Que personalidade é essa que toca mais alto?

Não existe um perfil pré-definido para as personalidades que chamam a minha atenção a ponto de, ao menos em um primeiro momento, se destacarem mais do que a música que o artista faz.

Para tentar fazer você entender, preciso dizer que estou falando de uma personalidade artística que por vezes, é a mesma que a personalidade “real” da pessoa ― considero todas reais, por isso as apas ―, mas não é necessariamente assim.

Um dos que me chamaram a atenção pelo nome e pela figura foi Marilyn Manson. No fim das contas, porém, tirando a canção The Beautiful People & mOBSCENE, o segundo Manson mais famoso da história da música nunca me agradou muito.

Vocês sabiam que o Charles Manson, o líder da seita assassina que matou Sharon Tate e cuja história ganhou tons incríveis (eu amei) em Era uma Vez em Hollywood…, também compunha? O sonho do cara era ser o novo Beatle e teve até banda gravando as composições do sujeito. 

Outro que me conquistou primeiro pelo nome foi Ozzy Osbourne, o tiozão doido que arranca cabeça de morcego com os dentes. Essa é a principal referência não musical de Ozzy, certo?

Eu considero a voz de Ozzy única, mas antes de ligar para isso e para toda a história do Black Sabbath que talvez eu conte aqui um dia (não sei, já tem em muitos lugares por aí), eu me perdia assistindo a ‘The Osbournes’. O cara e quase toda a sua família participavam de um reality show quando a MTV ainda era Music Television. Eu adorava!

Ainda assim, ainda pensando ninguém conseguiria ser a caricatura ambulante que Ozzy Osbourne é ― e parte disso infelizmente vem das consequências de seus vícios ―, ele ainda não entra na categoria dos “acidentes cósmicos”.

O que diabos é um acidente cósmico e do que estamos falando

Calma. Eu não estou querendo complicar as coisas. Achei por bem explicar primeiro que que parece ser uma personalidade que toca mais alto que a música, mas não é para ajudar a você a separar as coisas.

Certamente, essa é uma classificação minha e você tem todo direito de discordar dela. Um ponto de concordância que eu encontrei em uma conversa sobre o assunto foi a que deu origem à categoria dos acidentes cósmicos.

Falar de Nick Cave aqui no blog foi bem mais bacana do que eu esperava!
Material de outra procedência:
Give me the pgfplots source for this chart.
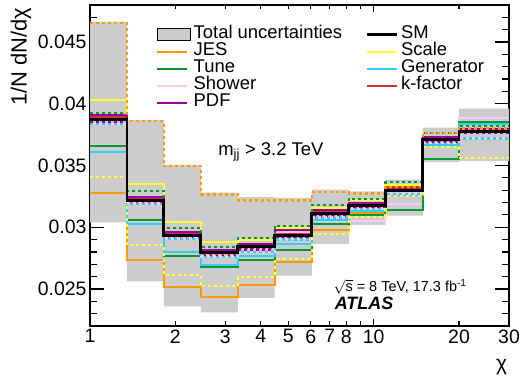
\documentclass[border=0pt]{standalone}
\usepackage{pgfplots}
\pgfplotsset{compat=1.18}
\usepackage{pgfplotstable}
\usepgfplotslibrary{fillbetween}
\usepackage{fontspec}
\setmainfont{Liberation Sans}

\definecolor{cband}{RGB}{204,204,204}
\definecolor{cjes}{RGB}{255,153,0}
\definecolor{cscale}{RGB}{255,255,51}
\definecolor{ctune}{RGB}{0,153,51}
\definecolor{cgen}{RGB}{51,204,255}
\definecolor{cshow}{RGB}{250,200,250}
\definecolor{cpdf}{RGB}{153,0,153}
\definecolor{ckf}{RGB}{204,51,51}

% left bin edge, band, SM and the up/down variations (s = solid, d = dotted)
\pgfplotstableread{
x     up      lo      sm      jess    jesd    scas    scad    tuns    tund    gens    gend    shos    shod    kfs     kfd     pdfs    pdfd
1.00  0.04665 0.03040 0.03875 0.03279 0.04652 0.04030 0.03408 0.03657 0.03927 0.03608 0.03833 0.03900 0.03836 0.03890 0.03865 0.03911 0.03850
1.35  0.03870 0.02562 0.03216 0.02738 0.03859 0.03352 0.02854 0.03056 0.03292 0.03030 0.03189 0.03240 0.03192 0.03226 0.03205 0.03246 0.03190
1.82  0.03505 0.02359 0.02932 0.02516 0.03494 0.03044 0.02616 0.02764 0.02992 0.02800 0.02906 0.02950 0.02909 0.02942 0.02922 0.02959 0.02910
2.46  0.03280 0.02311 0.02797 0.02432 0.03265 0.02878 0.02521 0.02675 0.02843 0.02697 0.02760 0.02810 0.02763 0.02807 0.02787 0.02819 0.02770
3.32  0.03243 0.02427 0.02841 0.02535 0.03216 0.02900 0.02594 0.02738 0.02910 0.02770 0.02797 0.02860 0.02800 0.02851 0.02831 0.02867 0.02820
4.48  0.03238 0.02608 0.02932 0.02716 0.03216 0.02991 0.02743 0.02819 0.03013 0.02867 0.02900 0.02950 0.02903 0.02942 0.02922 0.02975 0.02910
6.05  0.03305 0.02865 0.03111 0.02975 0.03283 0.03157 0.02946 0.03030 0.03178 0.03056 0.03076 0.03130 0.03079 0.03121 0.03101 0.03137 0.03090
8.17  0.03290 0.03020 0.03178 0.03116 0.03273 0.03219 0.03081 0.03103 0.03230 0.03130 0.03143 0.03048 0.03146 0.03188 0.03168 0.03197 0.03160
11.0  0.03386 0.03095 0.03300 0.03290 0.03324 0.03345 0.03251 0.03143 0.03365 0.03260 0.03270 0.03192 0.03273 0.03322 0.03318 0.03310 0.03290
14.9  0.03806 0.03527 0.03711 0.03720 0.03762 0.03730 0.03652 0.03549 0.03765 0.03670 0.03676 0.03720 0.03679 0.03722 0.03702 0.03730 0.03690
20.0  0.03960 0.03535 0.03776 0.03785 0.03800 0.03835 0.03559 0.03851 0.03819 0.03835 0.03719 0.03881 0.03722 0.03780 0.03770 0.03795 0.03760
30.0  0.03960 0.03535 0.03776 0.03785 0.03800 0.03835 0.03559 0.03851 0.03819 0.03835 0.03719 0.03881 0.03722 0.03780 0.03770 0.03795 0.03760
}\chidata

\begin{document}
\begin{tikzpicture}
\begin{axis}[
  name=ax,
  scale only axis,
  width=419bp, height=321bp,
  xmode=log, xmin=1, xmax=30,
  ymin=0.022, ymax=0.048,
  axis line style={line width=1.5bp},
  every tick/.style={black, line width=1.2bp},
  major tick length=7bp, minor tick length=4.5bp,
  xtick={1,10}, xticklabels={1,10},
  extra x ticks={2,3,4,5,6,7,8,20,30},
  extra x tick labels={2,3,4,5,6,7,8,20,30},
  extra x tick style={major tick length=4.5bp},
  ytick={0.022,0.023,...,0.0485}, yticklabels={},
  extra y ticks={0.025,0.03,0.035,0.04,0.045},
  extra y tick labels={0.025,0.03,0.035,0.04,0.045},
  extra y tick style={major tick length=14bp},
  scaled y ticks=false,
  tick label style={font=\fontsize{19.5}{23}\selectfont},
  xlabel={χ},
  xlabel style={font=\fontsize{21}{24}\selectfont, at={(rel axis cs:0.9826,-0.128)}, anchor=center},
  ylabel={1/N dN/dχ},
  ylabel style={font=\fontsize{22}{26}\selectfont, at={(rel axis cs:-0.165,1.002)}, anchor=east},
  legend columns=2,
  legend cell align=left,
  legend image code/.code={\draw[#1] (0bp,0bp) -- (30bp,0bp);},
  legend style={draw=none, fill=none, at={(rel axis cs:0.1575,0.935)}, anchor=north west,
    inner sep=0pt, font=\fontsize{18.5}{22}\selectfont, row sep=0pt,
    nodes={inner xsep=3bp, inner ysep=0bp, text height=12.5bp, text depth=4.5bp},
    /tikz/every even column/.append style={column sep=20bp}},
  sol/.style={line width=2bp, const plot mark left, forget plot},
  dot/.style={line width=2.2bp, dash pattern=on 3bp off 3bp, const plot mark left, forget plot},
]
% legend in the reference's row order
\addlegendimage{legend image code/.code={\draw[fill=cband, draw=black, line width=1bp] (0bp,-6bp) rectangle (33bp,6bp);}}
\addlegendentry{Total uncertainties}
\addlegendimage{black, line width=2.8bp}
\addlegendentry{SM}
\addlegendimage{cjes, line width=2bp}
\addlegendentry{JES}
\addlegendimage{cscale, line width=2bp}
\addlegendentry{Scale}
\addlegendimage{ctune, line width=2bp}
\addlegendentry{Tune}
\addlegendimage{cgen, line width=2bp}
\addlegendentry{Generator}
\addlegendimage{cshow, line width=2bp}
\addlegendentry{Shower}
\addlegendimage{ckf, line width=2bp}
\addlegendentry{k-factor}
\addlegendimage{cpdf, line width=2bp}
\addlegendentry{PDF}

% total uncertainty band
\addplot[name path=bu, draw=none, const plot mark left, forget plot] table[x=x, y=up] {\chidata};
\addplot[name path=bl, draw=none, const plot mark left, forget plot] table[x=x, y=lo] {\chidata};
\addplot[fill=cband, draw=none, forget plot] fill between[of=bu and bl];

% variations, solid
\addplot[sol, cshow] table[x=x, y=shos] {\chidata};
\addplot[sol, cjes] table[x=x, y=jess] {\chidata};
\addplot[sol, cscale] table[x=x, y=scas] {\chidata};
\addplot[sol, ctune] table[x=x, y=tuns] {\chidata};
\addplot[sol, cgen] table[x=x, y=gens] {\chidata};
\addplot[sol, ckf] table[x=x, y=kfs] {\chidata};
\addplot[sol, cpdf] table[x=x, y=pdfs] {\chidata};
% variations, dotted
\addplot[dot, ckf] table[x=x, y=kfd] {\chidata};
\addplot[dot, cpdf] table[x=x, y=pdfd] {\chidata};
\addplot[dot, cgen] table[x=x, y=gend] {\chidata};
\addplot[dot, cshow, dash phase=3bp] table[x=x, y=shod] {\chidata};
\addplot[dot, cscale] table[x=x, y=scad] {\chidata};
\addplot[dot, ctune] table[x=x, y=tund] {\chidata};
\addplot[dot, cjes] table[x=x, y=jesd] {\chidata};
% SM
\addplot[line width=2.8bp, black, const plot mark left, forget plot] table[x=x, y=sm] {\chidata};

\node[anchor=west, font=\fontsize{18.5}{22}\selectfont] at (rel axis cs:0.298,0.542) {m\textsubscript{jj} > 3.2 TeV};
\node[anchor=west, font=\fontsize{14.5}{17}\selectfont] at (rel axis cs:0.573,0.1215) {$\sqrt{\mbox{s}}$ = 8 TeV, 17.3 fb\textsuperscript{-1}};
\node[anchor=west, font=\fontsize{18}{22}\selectfont\bfseries\itshape] at (rel axis cs:0.576,0.0717) {ATLAS};
\end{axis}
\pgfresetboundingbox
\path ([shift={(-90bp,-58bp)}]ax.south west) rectangle ([shift={(12bp,5bp)}]ax.north east);
\end{tikzpicture}
\end{document}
O assunto rendeu uma troca de ideias com o Rapha, do delirium scribens em que ele acabou me dizendo o seguinte

“[Nick] é um desses artistas que se não tivesse nascido, por conta de algum acidente cósmico, ninguém teria entrado no lugar. (Eu não acho que isso vale pra todo mundo.”

Eu nunca tinha pensado em chamar caras como Nick Cave de acidentes cósmicos, mas a ideia veio daí porque eu concordei com o Rapha: ser original a esse nível não é pra todo mundo.

A história da música está repleta de artistas e bandas que tentaram ganhar destaque em uma cena musical da época, sendo que todos soavam mais ou menos da mesma forma. Em meio a uma situação assim, aconteceu de alguns serem premiados com a combinação de seu esforço e talento com o timing perfeito.

Isso aconteceu com ninguém menos que o Nirvana, por exemplo. Cá pra nós, eu dificilmente vou dizer que alguém seria capaz de entrar no lugar da “banda de Kurt Cobain” e unir todas as tribos como os caras fizeram. Seria uma heresia contra minha banda favorita de todos os tempos. Mas não acho que sejam um acidente cósmico.

Vale deixar registrado, primeiro eu gostei do som do Nirvana e depois me atraí pela personalidade da banda e, especialmente, de Kurt Cobain.

Basicamente, então, é disso que estou falando quando penso na personalidade que toca mais alto que a música: uma pessoa tão única e original que deixaria um baita buraco na história se não existisse porque não teríamos alguém parecido para colocar no lugar.

Inclusive, se você me permite dizer, nesse momento da história (fevereiro de 2020), coloco a queridíssima Billie Eilish na lista dos que podem parecer um acidente cósmico, mas por mais talentosos que sejam, estão surfando na onda do timing.

E só para constar, eu adoro a Billie e mais pela personalidade do que por suas músicas, propriamente. Me diz aí nos comentários se você acha que vale a pena eu fazer um post para falar só dela aqui no Yellow, tá?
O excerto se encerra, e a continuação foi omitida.